Carl Radke Shares His Mental Health Journey After The Loss Of His Brother

On this week’s episode of Bravo’s “Summer House,” we learn that Carl Radke’s brother Curtis passed away after a long battle with addiction and mental illness. Our hearts break as we see Carl’s full reaction on camera: the sounds, the feelings, a complete reality moment, no hold’s bar. But, for Carl, watching this episode is actually a public reexperiencing. It just occurs in what he calls a “Bravo environment.”

In order to feel as mentally prepared as he could be for the public to see one of the harder moments of his life replayed on TV, Carl has spent a lot of time on his mental health, including with therapy. He has been doing acupuncture, exercising and staying strong, listening to podcasts, and has been sober (45 days at the time of this interview). He also has a daily meditation practice that was first introduced to him by a producer on “Summer House.” He feels meditation helps with his short fuse and anger and allows him to take a few minutes to focus on himself. The combination of all of these function as a “good foundation” of self-care, especially leading up to this season premiering.

There is no perfect preparation, though, especially when you haven’t fully processed your grief the first time. Carl admits he still experiences the range of emotions from anger to sadness to just feeling numb. Part of his heightened awareness, he says, is because he, like the rest of us, works remotely and he, also like the rest of us, is with his thoughts a lot more right now. He explains, “When you’re kind of swimming in it all of the time, it can be a lot…Some days I’m numb about it. And, then other days, I’m like, you know, I can do this. And I just want to kind of get past it because I’m basically reliving it twice.”

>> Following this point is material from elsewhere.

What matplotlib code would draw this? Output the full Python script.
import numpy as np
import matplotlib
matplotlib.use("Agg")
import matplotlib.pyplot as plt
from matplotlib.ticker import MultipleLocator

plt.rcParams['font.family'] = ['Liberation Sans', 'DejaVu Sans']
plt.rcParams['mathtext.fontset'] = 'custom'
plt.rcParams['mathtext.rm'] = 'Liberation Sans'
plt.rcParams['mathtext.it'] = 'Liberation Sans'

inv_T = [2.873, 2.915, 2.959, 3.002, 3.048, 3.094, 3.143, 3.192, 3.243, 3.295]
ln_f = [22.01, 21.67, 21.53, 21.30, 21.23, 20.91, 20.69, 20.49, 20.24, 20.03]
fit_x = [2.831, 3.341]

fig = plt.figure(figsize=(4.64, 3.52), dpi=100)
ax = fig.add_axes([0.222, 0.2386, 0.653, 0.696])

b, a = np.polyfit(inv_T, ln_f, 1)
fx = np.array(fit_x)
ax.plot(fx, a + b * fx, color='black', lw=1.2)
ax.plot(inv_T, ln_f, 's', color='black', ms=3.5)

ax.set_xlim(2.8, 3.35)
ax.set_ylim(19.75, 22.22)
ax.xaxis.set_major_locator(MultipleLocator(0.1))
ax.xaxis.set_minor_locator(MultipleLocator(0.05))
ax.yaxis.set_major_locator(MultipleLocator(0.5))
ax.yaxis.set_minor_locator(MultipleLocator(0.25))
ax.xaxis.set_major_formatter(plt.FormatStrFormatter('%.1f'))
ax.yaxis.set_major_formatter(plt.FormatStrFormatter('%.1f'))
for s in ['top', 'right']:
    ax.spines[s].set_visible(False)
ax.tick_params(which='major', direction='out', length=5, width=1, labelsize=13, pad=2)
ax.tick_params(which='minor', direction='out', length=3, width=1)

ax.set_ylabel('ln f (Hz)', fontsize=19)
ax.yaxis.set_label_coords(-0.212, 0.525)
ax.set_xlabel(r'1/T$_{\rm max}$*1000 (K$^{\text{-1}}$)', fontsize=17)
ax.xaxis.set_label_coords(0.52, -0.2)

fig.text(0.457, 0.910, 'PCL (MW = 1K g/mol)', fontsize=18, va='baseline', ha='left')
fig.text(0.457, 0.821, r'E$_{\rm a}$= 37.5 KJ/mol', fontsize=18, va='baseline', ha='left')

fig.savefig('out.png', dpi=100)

Yet, while he now lives out his life and even his family’s deaths publicly, that is completely opposite of the environment he grew up in where he hardly ever talked about his private life, his family’s mental health or marital struggles, or his own feelings. He describes his home life as one that was male dominated and says, “The underlying theme was, you kind of bury your emotions and feelings, you don’t talk about a lot of stuff. You know any kind of problem or challenge, you just figure it out, you dust yourself off and kind of tough it out.”

Though he actually went to therapy for the first time as a part of family therapy in 5th or 6th grade, he considered himself to be “auxiliary family” in the room at the time as he was young and didn’t really understand it. He also didn’t tell anyone else about it. He said, “If you talk[ed] about therapy in school you may get made fun of or you get called out or [they may say] your family’s weird, so I kept a lot of that obviously close to the vest.” Because he had a brother who was struggling with his mental health already starting from his teenage years, Carl also worried he would get bullied or people would make assumptions about his family like his parents did something wrong. To counter those beliefs, he worked hard and overachieved, performing well in school, getting into a good college, and even getting a scholarship for academics.